━━━ PROVIDED DATA

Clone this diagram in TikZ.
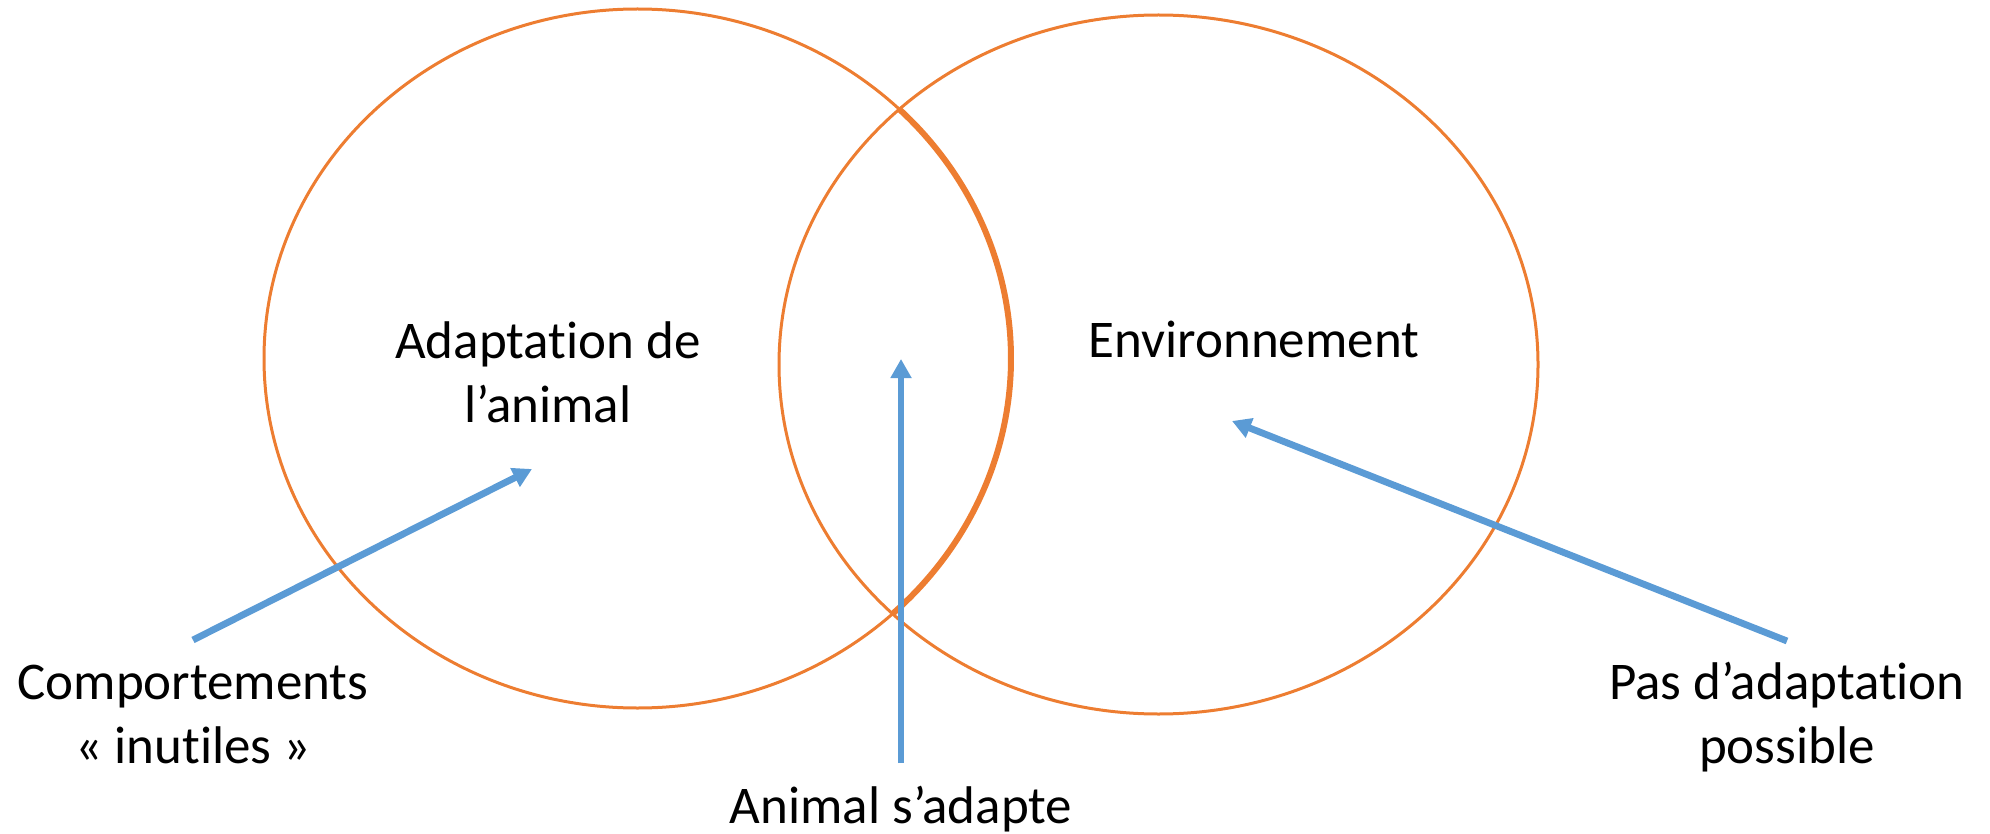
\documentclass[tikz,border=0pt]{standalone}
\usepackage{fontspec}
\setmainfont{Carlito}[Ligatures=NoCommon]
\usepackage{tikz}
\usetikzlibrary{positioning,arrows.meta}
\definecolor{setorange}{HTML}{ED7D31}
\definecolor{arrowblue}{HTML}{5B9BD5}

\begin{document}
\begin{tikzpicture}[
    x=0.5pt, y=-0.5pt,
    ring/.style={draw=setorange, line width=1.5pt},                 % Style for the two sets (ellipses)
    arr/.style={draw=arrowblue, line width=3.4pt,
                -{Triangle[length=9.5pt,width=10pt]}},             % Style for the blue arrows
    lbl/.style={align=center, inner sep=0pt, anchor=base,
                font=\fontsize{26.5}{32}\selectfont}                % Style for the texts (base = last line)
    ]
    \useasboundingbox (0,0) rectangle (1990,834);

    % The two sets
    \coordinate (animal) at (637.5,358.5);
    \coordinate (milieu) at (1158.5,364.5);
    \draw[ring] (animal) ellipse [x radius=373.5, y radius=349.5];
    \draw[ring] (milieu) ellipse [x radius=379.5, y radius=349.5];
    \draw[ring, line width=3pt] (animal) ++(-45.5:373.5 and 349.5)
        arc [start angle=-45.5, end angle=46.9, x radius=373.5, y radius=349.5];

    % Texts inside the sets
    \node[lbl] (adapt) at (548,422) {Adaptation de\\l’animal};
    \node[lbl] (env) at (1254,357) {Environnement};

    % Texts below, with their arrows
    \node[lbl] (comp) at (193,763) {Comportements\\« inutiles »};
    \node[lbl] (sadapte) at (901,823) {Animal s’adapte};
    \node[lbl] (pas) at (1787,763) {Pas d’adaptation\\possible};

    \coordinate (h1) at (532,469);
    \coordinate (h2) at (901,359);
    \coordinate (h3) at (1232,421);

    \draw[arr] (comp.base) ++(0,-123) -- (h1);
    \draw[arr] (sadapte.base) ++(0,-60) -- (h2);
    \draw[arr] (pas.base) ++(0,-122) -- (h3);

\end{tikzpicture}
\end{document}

━━━━━━

## WHAT IS NEEDED
Make an exact copy of the listing above. Do not include the pictures.

## RESULT BELOW
Clone this diagram in TikZ.
\documentclass[tikz,border=0pt]{standalone}
\usepackage{fontspec}
\setmainfont{Carlito}[Ligatures=NoCommon]
\usepackage{tikz}
\usetikzlibrary{positioning,arrows.meta}
\definecolor{setorange}{HTML}{ED7D31}
\definecolor{arrowblue}{HTML}{5B9BD5}

\begin{document}
\begin{tikzpicture}[
    x=0.5pt, y=-0.5pt,
    ring/.style={draw=setorange, line width=1.5pt},                 % Style for the two sets (ellipses)
    arr/.style={draw=arrowblue, line width=3.4pt,
                -{Triangle[length=9.5pt,width=10pt]}},             % Style for the blue arrows
    lbl/.style={align=center, inner sep=0pt, anchor=base,
                font=\fontsize{26.5}{32}\selectfont}                % Style for the texts (base = last line)
    ]
    \useasboundingbox (0,0) rectangle (1990,834);

    % The two sets
    \coordinate (animal) at (637.5,358.5);
    \coordinate (milieu) at (1158.5,364.5);
    \draw[ring] (animal) ellipse [x radius=373.5, y radius=349.5];
    \draw[ring] (milieu) ellipse [x radius=379.5, y radius=349.5];
    \draw[ring, line width=3pt] (animal) ++(-45.5:373.5 and 349.5)
        arc [start angle=-45.5, end angle=46.9, x radius=373.5, y radius=349.5];

    % Texts inside the sets
    \node[lbl] (adapt) at (548,422) {Adaptation de\\l’animal};
    \node[lbl] (env) at (1254,357) {Environnement};

    % Texts below, with their arrows
    \node[lbl] (comp) at (193,763) {Comportements\\« inutiles »};
    \node[lbl] (sadapte) at (901,823) {Animal s’adapte};
    \node[lbl] (pas) at (1787,763) {Pas d’adaptation\\possible};

    \coordinate (h1) at (532,469);
    \coordinate (h2) at (901,359);
    \coordinate (h3) at (1232,421);

    \draw[arr] (comp.base) ++(0,-123) -- (h1);
    \draw[arr] (sadapte.base) ++(0,-60) -- (h2);
    \draw[arr] (pas.base) ++(0,-122) -- (h3);

\end{tikzpicture}
\end{document}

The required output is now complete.